Terry Moloney

Personal information
- Native name: Toirleach Ó Maoldomhnaigh (Irish)
- Born: 1939 County Tipperary, Ireland
- Died: 13 March 2008 (aged 68) London, England

Sport
- Sport: Hurling
- Position: Goalkeeper

Club
- Years: Club
- Arravale Rovers

Club titles
- Tipperary titles: 0

Inter-county
- Years: County / Apps (scores)
- 1958-1961: Tipperary / 6 (0-00)

Inter-county titles
- Munster titles: 1
- All-Irelands: 0
- NHL: 2

= Terry Moloney (hurler) =

Irish hurler

Terence Moloney (1939 - 13 March 2008) was an Irish hurler who played as a goalkeeper for the Tipperary senior team.

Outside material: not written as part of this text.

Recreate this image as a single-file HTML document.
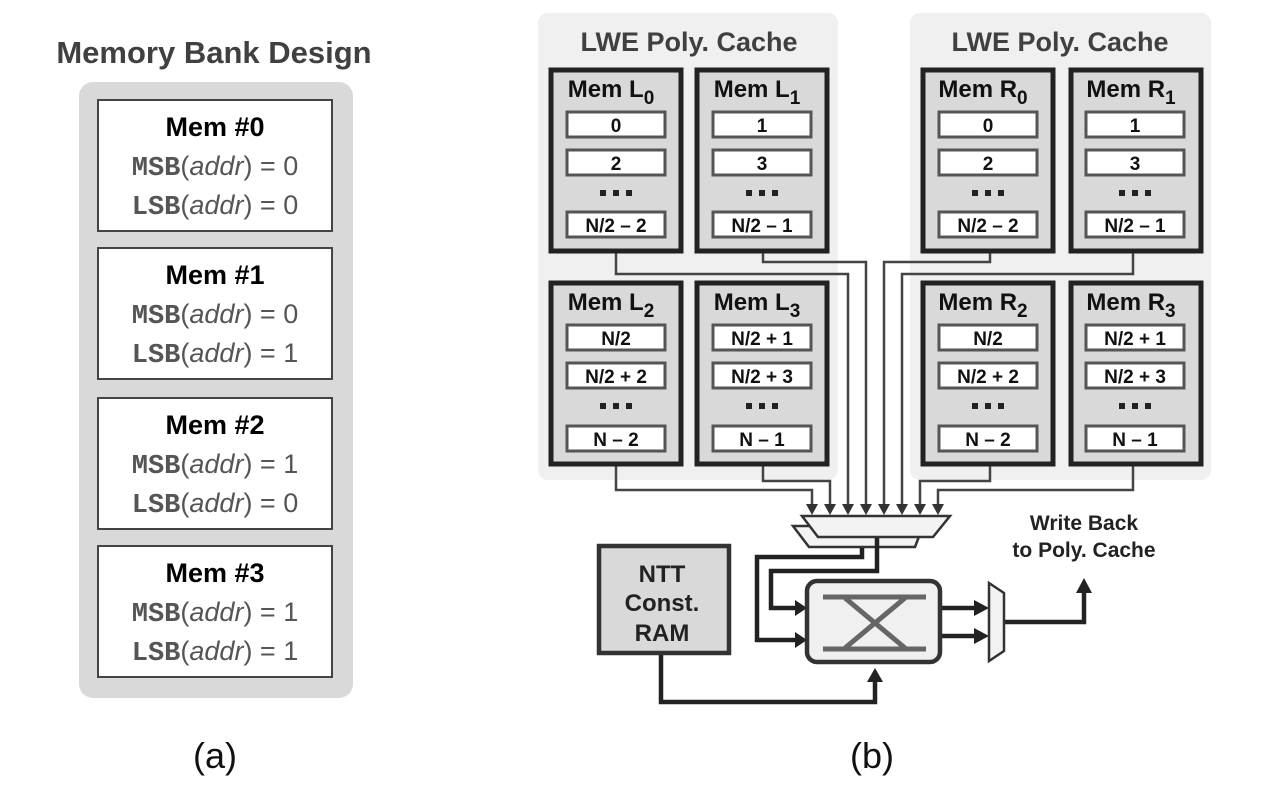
<!DOCTYPE html>
<html><head><meta charset="utf-8"><style>
body{margin:0;background:#fff;}
svg{display:block;font-family:"Liberation Sans",sans-serif;}
.t{font-weight:bold;font-size:24px;fill:#111;text-anchor:middle}
.c{font-weight:bold;font-size:19px;fill:#111;text-anchor:middle}
.m{fill:#d9d9d9;stroke:#222;stroke-width:5}
.i{fill:#fff;stroke:#555;stroke-width:3}
.w{fill:none;stroke:#444;stroke-width:2.5}
.k{fill:none;stroke:#222;stroke-width:4.5}
.mono{font-family:"Liberation Mono",monospace;font-weight:bold;fill:#555}
.lp{font-size:27px;fill:#555;text-anchor:middle}
.h{font-size:27px;font-weight:bold;fill:#000;text-anchor:middle}
</style></head><body>
<svg width="1267" height="786" viewBox="0 0 1267 786">
<defs>
<g id="dots"><rect x="-16" y="-3" width="6" height="6" fill="#222"/><rect x="-3" y="-3" width="6" height="6" fill="#222"/><rect x="10" y="-3" width="6" height="6" fill="#222"/></g>
</defs>
<!-- left panel -->
<text x="214" y="63" font-size="31" font-weight="bold" fill="#404040" text-anchor="middle">Memory Bank Design</text>
<rect x="79" y="82" width="274" height="616" rx="14" fill="#d9d9d9"/>
<g>
<rect x="98" y="100" width="234" height="131" fill="#fff" stroke="#444" stroke-width="2"/>
<text x="215" y="136" class="h">Mem #0</text>
<text x="215" y="175" class="lp"><tspan class="mono">MSB</tspan>(<tspan font-style="italic">addr</tspan>) = 0</text>
<text x="215" y="214" class="lp"><tspan class="mono">LSB</tspan>(<tspan font-style="italic">addr</tspan>) = 0</text>
<rect x="98" y="248" width="234" height="131" fill="#fff" stroke="#444" stroke-width="2"/>
<text x="215" y="284" class="h">Mem #1</text>
<text x="215" y="323" class="lp"><tspan class="mono">MSB</tspan>(<tspan font-style="italic">addr</tspan>) = 0</text>
<text x="215" y="362" class="lp"><tspan class="mono">LSB</tspan>(<tspan font-style="italic">addr</tspan>) = 1</text>
<rect x="98" y="398" width="234" height="131" fill="#fff" stroke="#444" stroke-width="2"/>
<text x="215" y="434" class="h">Mem #2</text>
<text x="215" y="473" class="lp"><tspan class="mono">MSB</tspan>(<tspan font-style="italic">addr</tspan>) = 1</text>
<text x="215" y="512" class="lp"><tspan class="mono">LSB</tspan>(<tspan font-style="italic">addr</tspan>) = 0</text>
<rect x="98" y="546" width="234" height="131" fill="#fff" stroke="#444" stroke-width="2"/>
<text x="215" y="582" class="h">Mem #3</text>
<text x="215" y="621" class="lp"><tspan class="mono">MSB</tspan>(<tspan font-style="italic">addr</tspan>) = 1</text>
<text x="215" y="660" class="lp"><tspan class="mono">LSB</tspan>(<tspan font-style="italic">addr</tspan>) = 1</text>
</g>
<text x="215" y="768" font-size="36" fill="#111" text-anchor="middle">(a)</text>
<text x="872" y="768" font-size="36" fill="#111" text-anchor="middle">(b)</text>

<!-- caches -->
<rect x="538" y="13" width="300" height="467" rx="10" fill="#f0f0f0"/>
<rect x="910" y="13" width="301" height="467" rx="10" fill="#f0f0f0"/>
<text x="689" y="51" font-size="27" font-weight="bold" fill="#404040" text-anchor="middle">LWE Poly. Cache</text>
<text x="1060" y="51" font-size="27" font-weight="bold" fill="#404040" text-anchor="middle">LWE Poly. Cache</text>

<!-- wires -->
<g class="w">
<polyline points="616,253 616,274 848,274 848,506"/>
<polyline points="763,253 763,262 866,262 866,506"/>
<polyline points="990,253 990,262 884,262 884,506"/>
<polyline points="1133,253 1133,274 902,274 902,506"/>
<polyline points="616,466 616,490 812,490 812,506"/>
<polyline points="763,466 763,481 830,481 830,506"/>
<polyline points="990,466 990,481 920,481 920,506"/>
<polyline points="1133,466 1133,490 938,490 938,506"/>
</g>
<g fill="#333">
<polygon points="806,504 818,504 812,515"/><polygon points="824,504 836,504 830,515"/>
<polygon points="842,504 854,504 848,515"/><polygon points="860,504 872,504 866,515"/>
<polygon points="878,504 890,504 884,515"/><polygon points="896,504 908,504 902,515"/>
<polygon points="914,504 926,504 920,515"/><polygon points="932,504 944,504 938,515"/>
</g>

<!-- mem boxes top -->
<g>
<rect x="551" y="70" width="130" height="181" class="m"/>
<text x="611" y="97" class="t">Mem L<tspan font-size="19" dy="7">0</tspan></text>
<rect x="567" y="112" width="98" height="25" class="i"/><text x="616" y="132" class="c">0</text>
<rect x="567" y="150" width="98" height="25" class="i"/><text x="616" y="170" class="c">2</text>
<use href="#dots" x="616" y="193"/>
<rect x="567" y="212" width="98" height="25" class="i"/><text x="616" y="232" class="c">N/2 – 2</text>

<rect x="697" y="70" width="130" height="181" class="m"/>
<text x="757" y="97" class="t">Mem L<tspan font-size="19" dy="7">1</tspan></text>
<rect x="713" y="112" width="98" height="25" class="i"/><text x="762" y="132" class="c">1</text>
<rect x="713" y="150" width="98" height="25" class="i"/><text x="762" y="170" class="c">3</text>
<use href="#dots" x="762" y="193"/>
<rect x="713" y="212" width="98" height="25" class="i"/><text x="762" y="232" class="c">N/2 – 1</text>

<rect x="923" y="70" width="130" height="181" class="m"/>
<text x="983" y="97" class="t">Mem R<tspan font-size="19" dy="7">0</tspan></text>
<rect x="939" y="112" width="98" height="25" class="i"/><text x="988" y="132" class="c">0</text>
<rect x="939" y="150" width="98" height="25" class="i"/><text x="988" y="170" class="c">2</text>
<use href="#dots" x="988" y="193"/>
<rect x="939" y="212" width="98" height="25" class="i"/><text x="988" y="232" class="c">N/2 – 2</text>

<rect x="1071" y="70" width="130" height="181" class="m"/>
<text x="1131" y="97" class="t">Mem R<tspan font-size="19" dy="7">1</tspan></text>
<rect x="1086" y="112" width="98" height="25" class="i"/><text x="1135" y="132" class="c">1</text>
<rect x="1086" y="150" width="98" height="25" class="i"/><text x="1135" y="170" class="c">3</text>
<use href="#dots" x="1135" y="193"/>
<rect x="1086" y="212" width="98" height="25" class="i"/><text x="1135" y="232" class="c">N/2 – 1</text>
</g>
<!-- mem boxes bottom -->
<g>
<rect x="551" y="283" width="130" height="181" class="m"/>
<text x="611" y="310" class="t">Mem L<tspan font-size="19" dy="7">2</tspan></text>
<rect x="567" y="325" width="98" height="25" class="i"/><text x="616" y="345" class="c">N/2</text>
<rect x="567" y="363" width="98" height="25" class="i"/><text x="616" y="383" class="c">N/2 + 2</text>
<use href="#dots" x="616" y="406"/>
<rect x="567" y="426" width="98" height="25" class="i"/><text x="616" y="446" class="c">N – 2</text>

<rect x="697" y="283" width="130" height="181" class="m"/>
<text x="757" y="310" class="t">Mem L<tspan font-size="19" dy="7">3</tspan></text>
<rect x="713" y="325" width="98" height="25" class="i"/><text x="762" y="345" class="c">N/2 + 1</text>
<rect x="713" y="363" width="98" height="25" class="i"/><text x="762" y="383" class="c">N/2 + 3</text>
<use href="#dots" x="762" y="406"/>
<rect x="713" y="426" width="98" height="25" class="i"/><text x="762" y="446" class="c">N – 1</text>

<rect x="923" y="283" width="130" height="181" class="m"/>
<text x="983" y="310" class="t">Mem R<tspan font-size="19" dy="7">2</tspan></text>
<rect x="939" y="325" width="98" height="25" class="i"/><text x="988" y="345" class="c">N/2</text>
<rect x="939" y="363" width="98" height="25" class="i"/><text x="988" y="383" class="c">N/2 + 2</text>
<use href="#dots" x="988" y="406"/>
<rect x="939" y="426" width="98" height="25" class="i"/><text x="988" y="446" class="c">N – 2</text>

<rect x="1071" y="283" width="130" height="181" class="m"/>
<text x="1131" y="310" class="t">Mem R<tspan font-size="19" dy="7">3</tspan></text>
<rect x="1086" y="325" width="98" height="25" class="i"/><text x="1135" y="345" class="c">N/2 + 1</text>
<rect x="1086" y="363" width="98" height="25" class="i"/><text x="1135" y="383" class="c">N/2 + 3</text>
<use href="#dots" x="1135" y="406"/>
<rect x="1086" y="426" width="98" height="25" class="i"/><text x="1135" y="446" class="c">N – 1</text>
</g>

<!-- muxes -->
<polygon points="793,526 923,526 915,547 809,547" fill="#f3f3f3" stroke="#333" stroke-width="2.5"/>
<polygon points="802,516 950,516 933,537 818,537" fill="#f3f3f3" stroke="#333" stroke-width="2.5"/>
<g class="k">
<polyline points="877,538 877,571 771,571 771,608 800,608"/>
<polyline points="862,548 862,557 757,557 757,640 800,640"/>
<polyline points="661,655 661,702 875,702 875,680"/>
<polyline points="941,608 975,608"/>
<polyline points="941,636 975,636"/>
<polyline points="1004,622 1084,622 1084,592"/>
</g>
<g fill="#222">
<polygon points="795,600 807,608 795,616"/><polygon points="795,632 807,640 795,648"/>
<polygon points="867,682 875,668 883,682"/>
<polygon points="974,600 989,608 974,616"/><polygon points="974,628 989,636 974,644"/>
<polygon points="1076,593 1084,578 1092,593"/>
</g>
<polygon points="989,583 1004,593 1004,651 989,661" fill="#f3f3f3" stroke="#333" stroke-width="2.5"/>
<rect x="807" y="581" width="133" height="81" rx="10" fill="#f0f0f0" stroke="#333" stroke-width="4.5"/>
<g stroke="#666" stroke-width="5">
<line x1="823" y1="597" x2="926" y2="597"/><line x1="823" y1="649" x2="926" y2="649"/>
<line x1="845" y1="598" x2="905" y2="648"/><line x1="905" y1="598" x2="845" y2="648"/>
</g>
<rect x="599" y="546" width="130" height="107" fill="#d9d9d9" stroke="#333" stroke-width="4.5"/>
<text x="662" y="582" font-size="24" font-weight="bold" fill="#222" text-anchor="middle">NTT</text>
<text x="662" y="611" font-size="24" font-weight="bold" fill="#222" text-anchor="middle">Const.</text>
<text x="662" y="641" font-size="24" font-weight="bold" fill="#222" text-anchor="middle">RAM</text>
<text x="1084" y="530" font-size="21" font-weight="bold" fill="#222" text-anchor="middle">Write Back</text>
<text x="1084" y="557" font-size="21" font-weight="bold" fill="#222" text-anchor="middle">to Poly. Cache</text>
</svg>
</body></html>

Born in County Tipperary, Moloney first played competitive hurling during his schooling at the Abbey CBS and St. Flannan's College. He arrived on the inter-county scene at the age of seventeen when he first linked up with the Tipperary minor team, before later joining the intermediate side. He joined the senior panel during the 1958 championship. Moloney later became a regular member of the starting fifteen, and won one Munster medal and two National Hurling League medals. He was an All-Ireland runner-up on one occasion.

At club level Moloney played both hurling and Gaelic football with Arravale Rovers.

Throughout his career Moloney made 6 championship appearances. He retired from senior inter-county hurling following the conclusion of the 1961 championship.